In 2019, Infrastructure and Metal industry alone have bad loans of approx. 3 lakh crore. Out of the total Rs 9.5 lakh crore bad loans in 2019, 81.8% loans were of the amount higher than Rs 5 crore, indicating that small retail credits and farm loans are not the primary cause for the bad loans. Even according to the RBI report on Agriculture, in the year 2017 – 18, which saw the most number of farm waivers (seven states) was Rs 49,000 crore (budgetary allocation) but in the same year the amount of bad loans written off was Rs 1,61,327 crore. The farm waivers are used as a political tool and electoral gimmick, with high pitch announcements by political parties and state governments, but most of the time they are conditional and are not implemented fully stating budget constraints, but this is never the case with write offs that are silently done year after year in the name of cleaning the books and never recovered thereafter.

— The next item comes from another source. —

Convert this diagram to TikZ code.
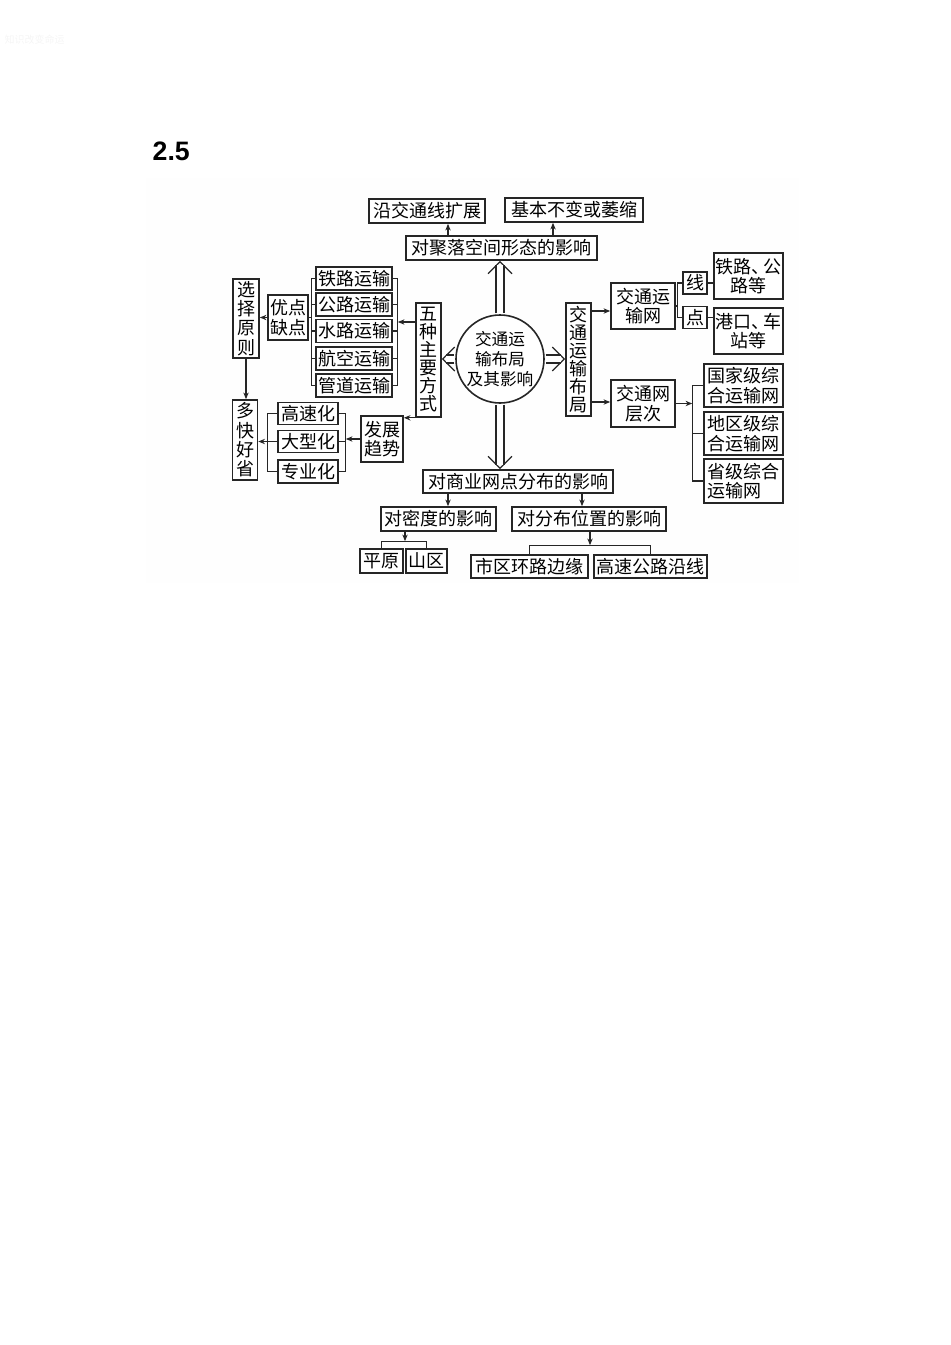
\documentclass[tikz,border=0pt]{standalone}
\usepackage{fontspec}
\setmainfont{Liberation Sans}
\newfontfamily\cjk{Noto Sans CJK SC}
\usetikzlibrary{arrows.meta}
\newlength\pxu
\setlength\pxu{0.75pt}
\tikzset{
  box/.style={draw=black!85, line width=1.2pt, fill=white, inner sep=0pt, align=center,
    font=\cjk\fontsize{13.5}{14.5}\selectfont},
  vbox/.style={box, font=\cjk\fontsize{13.5}{13.5}\selectfont},
  sz/.style 2 args={minimum width=#1\pxu, minimum height=#2\pxu},
  ln/.style={draw=black!85, line width=0.9pt},
  arr/.style={ln, -{Stealth[length=5pt,width=4pt]}},
  dbl/.style={draw=none,
    postaction={draw=white, line width=0.8pt, shorten <=0.6pt,
      -{Straight Barb[color=black!85, line width=1pt, length=9pt, width=18pt]}},
    postaction={draw=black!85, line width=1pt, double=white, double distance=5pt,
      shorten <=0.6pt, shorten >=3pt}}
}
\begin{document}
\begin{tikzpicture}[x=\pxu, y=-\pxu]
  \useasboundingbox (0,0) rectangle (950,1345);
  \fill[black!0.4] (146,178) rectangle (799,583);
  \node[text=black!4, anchor=west, font=\cjk\fontsize{7.5}{8}\selectfont] (mark) at (0,40) {知识改变命运};
  \node[anchor=west, font=\bfseries\fontsize{20}{22}\selectfont] (num) at (148,151) {2.5};

  \node[box, sz={116}{24}] (along) at (427,211) {沿交通线扩展};
  \node[box, sz={138}{24}] (shrink) at (574,210) {基本不变或萎缩};
  \node[box, sz={191}{24}] (settle) at (501.5,248) {对聚落空间形态的影响};
  \node[draw=black!85, line width=1.2pt, circle, fill=white, inner sep=0pt, minimum size=88\pxu,
    align=center, font=\cjk\fontsize{12.5}{15}\selectfont] (hub) at (500,359) {交通运\\输布局\\及其影响};

  \node[vbox, sz={25}{114}] (modes) at (428.5,360) {五\\种\\主\\要\\方\\式};
  \node[box, sz={76}{23}] (rail) at (354,278.5) {铁路运输};
  \node[box, sz={76}{23}] (road) at (354,304.5) {公路运输};
  \node[box, sz={76}{23}] (water) at (354,331) {水路运输};
  \node[box, sz={76}{23}] (air) at (354,358.5) {航空运输};
  \node[box, sz={76}{23}] (pipe) at (354,385.5) {管道运输};
  \node[box, sz={40}{45}] (pros) at (288,317.5) {优点\\缺点};
  \node[box, sz={26}{79}] (choose) at (246,318.5) {选\\择\\原\\则};
  \node[box, sz={25}{80}] (goal) at (245,440) {多\\快\\好\\省};
  \node[box, sz={42}{46}] (trend) at (382,439) {发展\\趋势};
  \node[box, sz={60}{22}] (fast) at (308,413.5) {高速化};
  \node[box, sz={60}{22}] (large) at (308,441.5) {大型化};
  \node[box, sz={60}{23}] (spec) at (308,471.5) {专业化};

  \node[vbox, sz={25}{113}] (layout) at (578.5,359.5) {交\\通\\运\\输\\布\\局};
  \node[box, sz={64}{46}] (net) at (643,306) {交通运\\输网};
  \node[box, sz={24}{22}] (lin) at (695,283) {线};
  \node[box, sz={24}{22}] (pt) at (695,317.5) {点};
  \node[box, sz={69}{46}] (railroad) at (748.5,276) {铁路、\kern-5pt公\\路等};
  \node[box, sz={69}{46}] (station) at (748.5,331) {港口、\kern-5pt车\\站等};
  \node[box, sz={64}{47}] (tier) at (643,403.5) {交通网\\层次};
  \node[box, sz={79}{43}] (nation) at (743.5,385.5) {国家级综\\合运输网};
  \node[box, sz={79}{43}] (region) at (743.5,433.5) {地区级综\\合运输网};
  \node[box, sz={79}{44}, align=left] (prov) at (743.5,481) {省级综合\\运输网};

  \node[box, sz={190}{23}] (comm) at (518,481.5) {对商业网点分布的影响};
  \node[box, sz={115}{24}] (dens) at (438.5,519) {对密度的影响};
  \node[box, sz={154}{24}] (pos) at (589,519) {对分布位置的影响};
  \node[box, sz={43}{24}] (plain) at (381.5,561) {平原};
  \node[box, sz={41}{24}] (mount) at (426.5,561) {山区};
  \node[box, sz={117}{23}] (ring) at (529.5,566.5) {市区环路边缘};
  \node[box, sz={113}{23}] (hwy) at (650.5,566.5) {高速公路沿线};

  \draw[arr] ([xshift=-53.5\pxu]settle.north) coordinate (a1) -- (a1 |- along.south);
  \draw[arr] ([xshift=51.5\pxu]settle.north) coordinate (a2) -- (a2 |- shrink.south);

  \draw[dbl] (hub.north) -- (hub.north |- settle.south);
  \draw[dbl] (hub.south) -- (hub.south |- comm.north);
  \draw[dbl] (hub.west) -- (hub.west -| modes.east);
  \draw[dbl] (hub.east) -- (hub.east -| layout.west);

  \coordinate (rb) at ([xshift=5\pxu]pipe.east);
  \coordinate (lb) at ([xshift=-4\pxu]pipe.west);
  \draw[ln] (rail.east) -| (rb) -- (pipe.east);
  \draw[ln] (rail.west) -| (lb) -- (pipe.west);
  \foreach \n in {road,water,air} {
    \draw[ln] (\n.east) -- (\n.east -| rb);
    \draw[ln] (\n.west) -- (\n.west -| lb);
  }
  \draw[arr] ([yshift=38\pxu]modes.west) coordinate (b1) -- (b1 -| rb);
  \draw[ln] (pros.east) -- (pros.east -| lb);
  \draw[arr] (pros.west) -- (pros.west -| choose.east);
  \draw[arr] (choose.south) -- (choose.south |- goal.north);
  \draw[arr] (modes.south west) -- (modes.south west -| trend.east);

  \coordinate (fr) at ([xshift=7\pxu]spec.east);
  \coordinate (fl) at ([xshift=-10\pxu]spec.west);
  \draw[ln] (fast.east) -| (fr) -- (spec.east);
  \draw[ln] (fast.west) -| (fl) -- (spec.west);
  \draw[ln] (large.east) -- (large.east -| fr);
  \draw[ln] (large.west) -- (large.west -| fl);
  \draw[arr] (trend.west) -- (trend.west -| fr);
  \draw[arr] (large.west -| fl) -- (goal.east |- large.west);

  \draw[arr] ([yshift=48.5\pxu]layout.east) coordinate (c1) -- (c1 -| net.west);
  \draw[arr] ([yshift=-42.5\pxu]layout.east) coordinate (c2) -- (c2 -| tier.west);
  \coordinate (nb) at ([xshift=-5\pxu]pt.west);
  \draw[ln] (lin.west) -| (nb) -- (pt.west);
  \draw[ln] (net.east) -- (net.east -| nb);
  \draw[ln] (lin.east) -- (lin.east -| railroad.west);
  \draw[ln] (pt.east) -- (pt.east -| station.west);
  \coordinate (tb) at ([xshift=-11\pxu]prov.west);
  \draw[ln] (nation.west) -| (tb) -- (prov.west);
  \draw[ln] (region.west) -- (region.west -| tb);
  \draw[arr] (tier.east) -- (tier.east -| tb);

  \draw[arr] ([xshift=-70\pxu]comm.south) coordinate (d1) -- (d1 |- dens.north);
  \draw[arr] ([xshift=64\pxu]comm.south) coordinate (d2) -- (d2 |- pos.north);
  \coordinate (pb) at ([yshift=7\pxu]plain.north);
  \draw[ln] (plain.north) -- (pb) -| (mount.north);
  \draw[arr] ([xshift=-33.5\pxu]dens.south) coordinate (e1) -- (e1 |- pb);
  \coordinate (qb) at ([yshift=9\pxu]ring.north);
  \draw[ln] (ring.north) -- (qb) -| (hwy.north);
  \draw[arr] ([xshift=1\pxu]pos.south) coordinate (e2) -- (e2 |- qb);
\end{tikzpicture}
\end{document}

The huge loss caused by the writing off of corporate bad loans with negligible recovery percentage has also resulted in exponential increase in service charges on banking services for depositors of the banks.

It is high time, we should stop calling them technical write offs, this is nothing but a corporate loan waiver and fraud with the depositors – the primary financiers of the banks. The banks must immediately stop this practice, government should formulate strict laws with respect to writing off of bad loans and to strengthen the process of recovery mechanisms instead of diluting them.